My tiny tach has finally started messing up so I guess I'm going to have to buy another.
Is the tiny tach still the go to hour meter tach, for older 2 stoke outboards?
Is anyone using another product(maybe cheaper) and having good results?


Sent from my SM-T350 using Tapatalk


----------



## GYPSY400 (Aug 16, 2018)

Did you change the battery?

Sent from my SM-G903W using Tapatalk


----------



## Zum (Aug 18, 2018)

Lol nope....never messed with it yet.
Was thinking it was sealed but will have to look a bit closer.
It's not blank screen but not reading accurately, might check the wires also(plus ground), before buying another. I don't look at it much, had the outboard along time , can tell if it's acting up.


Sent from my SM-T350 using Tapatalk


----------



## wmk0002 (Aug 20, 2018)

I have had good luck with the Hardline Hour/Tach off of Amazon which is about $20-25. Hopefully you can get the Tiny Tach working right again though.


----------



## WALI4VR (Feb 25, 2019)

wmk0002 said:


> I have had good luck with the Hardline Hour/Tach off of Amazon which is about $20-25. Hopefully you can get the Tiny Tach working right again though.


Will it work on a 4 cylinder 4 cycle.?


Sent from my moto g(6) using Tapatalk


----------



## wmk0002 (Feb 25, 2019)

WALI4VR said:


> wmk0002 said:
> 
> 
> > I have had good luck with the Hardline Hour/Tach off of Amazon which is about $20-25. Hopefully you can get the Tiny Tach working right again though.
> ...




Yes, the one I have can be changed to read a 4-strokes ignition system.


----------



## Jim (Feb 27, 2019)

Would anyone be willing to review it for us?


----------



## Jim (Feb 27, 2019)

This one?: https://amzn.to/2VnOUGk

I will buy it and send it to you if you are willing to review it for a homepage article. Hit me up via Private message.


----------



## BigTerp (Feb 27, 2019)

Jim said:


> This one?: https://amzn.to/2VnOUGk
> 
> I will buy it and send it to you if you are willing to review it for a homepage article. Hit me up via Private message.

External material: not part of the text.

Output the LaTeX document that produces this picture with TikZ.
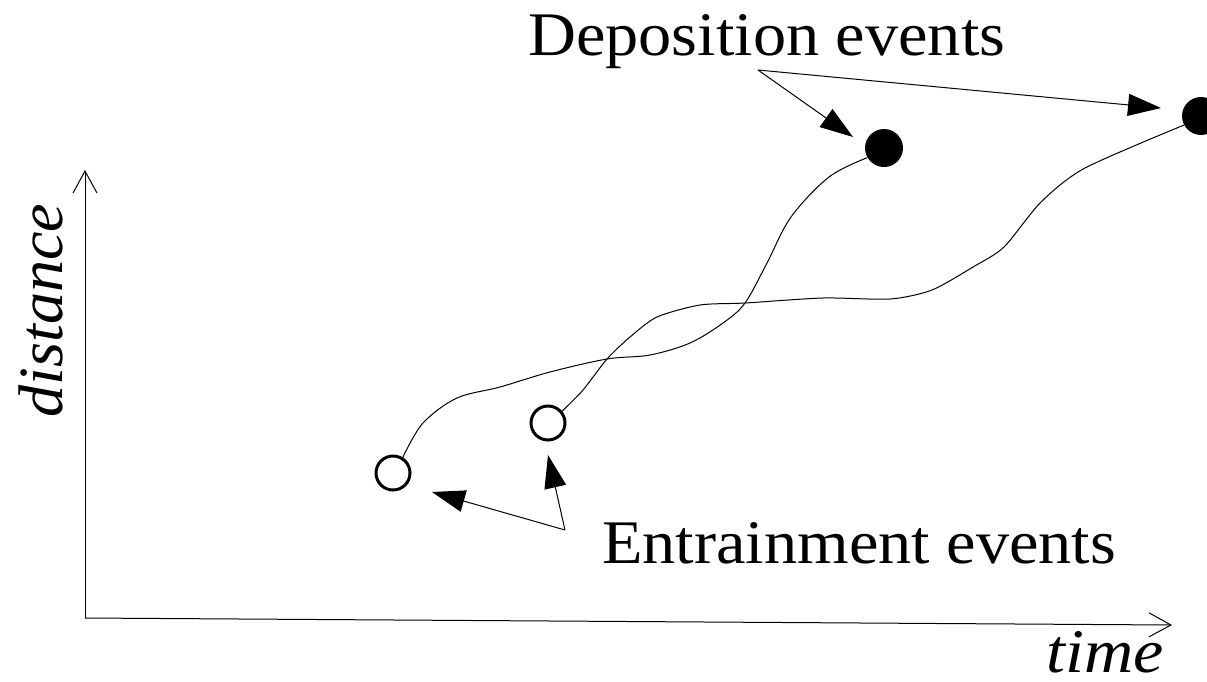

I have this exact one, or at least one that is VERY similar. Been on my boat for 5 years. Zero issues. It's responsive and accurate. It also serves as an hour meter. I easily extended the reach of mine by a good 6 or 7 feet by attaching a piece of, I think, 18 AWG tinned wire with a heat shrink butt connector. This enabled me to place the tach right beside my control panel where it could easily be seen while underway. I don't believe the batteries in these are accessible, so once they run out the unit is useless. But for $12, I don't mind swapping out a new one every 5+ years.


----------



## DiveLiberty (Mar 4, 2019)

Jim said:


> This one?: https://amzn.to/2VnOUGk
> 
> I will buy it and send it to you if you are willing to review it for a homepage article. Hit me up via Private message.



Hey Jim, I just sent you a PM. Let me know if you're still looking for someone to do this.


----------